Published 9:46 am Friday, February 22, 2019

Malcolm J. Thornwhistle, of the Down Hampton Thornwhistles, was a world renown professional Yelp reviewer – specializing in critiquing the use of plastic cutlery for Christmas dinner table settings. Before that, he was best known as one of the earliest explorers of the upper reaches of the mighty St. Joseph River. According to his unpublished memoirs, Malcolm’s fourth voyage took him as far upstream as Mendon (known by the local indigenous people as, “Fish-In-A-Barrel-Place”).
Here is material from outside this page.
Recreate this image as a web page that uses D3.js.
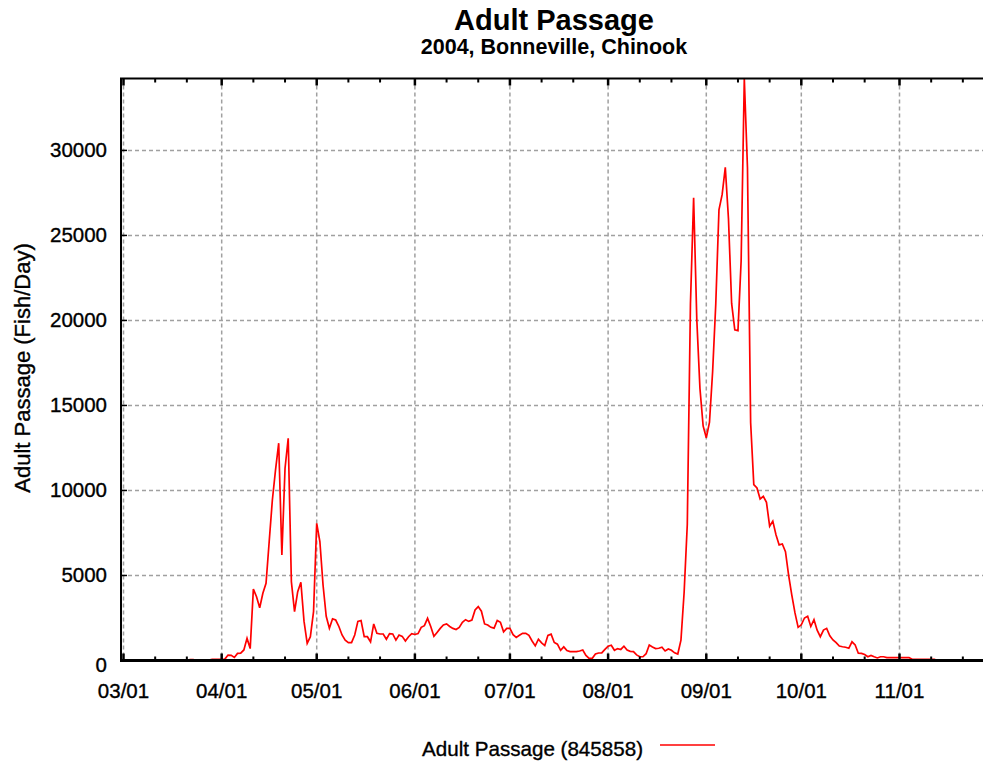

During that expedition, his 9.9 horse power Mercury outboard motor (with electric start and Command Thrust) pushed the bow of Malcolm’s flat-bottom Jon boat against the river’s steadily moving current. As he slogged his way upstream into unexplored territory, near the fabled ancient Roman village of Constantine, Malcolm came upon a solitary man standing along the edge of a lowland, back-water, mosquito infested, muck basin.

Being the ever-vigilant explorer, Malcolm noticed the man was oblivious to his presence and was holding a military grade LED flashlight while peering intently into the deep swamp.

“Ahoy,” Malcolm called out to the lone observer (because the term “s’up” had yet to be coined). The man at the edge of the swamp either failed to notice, or chose to ignore Malcolm. “I say,” Malcolm continued, undeterred, “Ahoy, there.”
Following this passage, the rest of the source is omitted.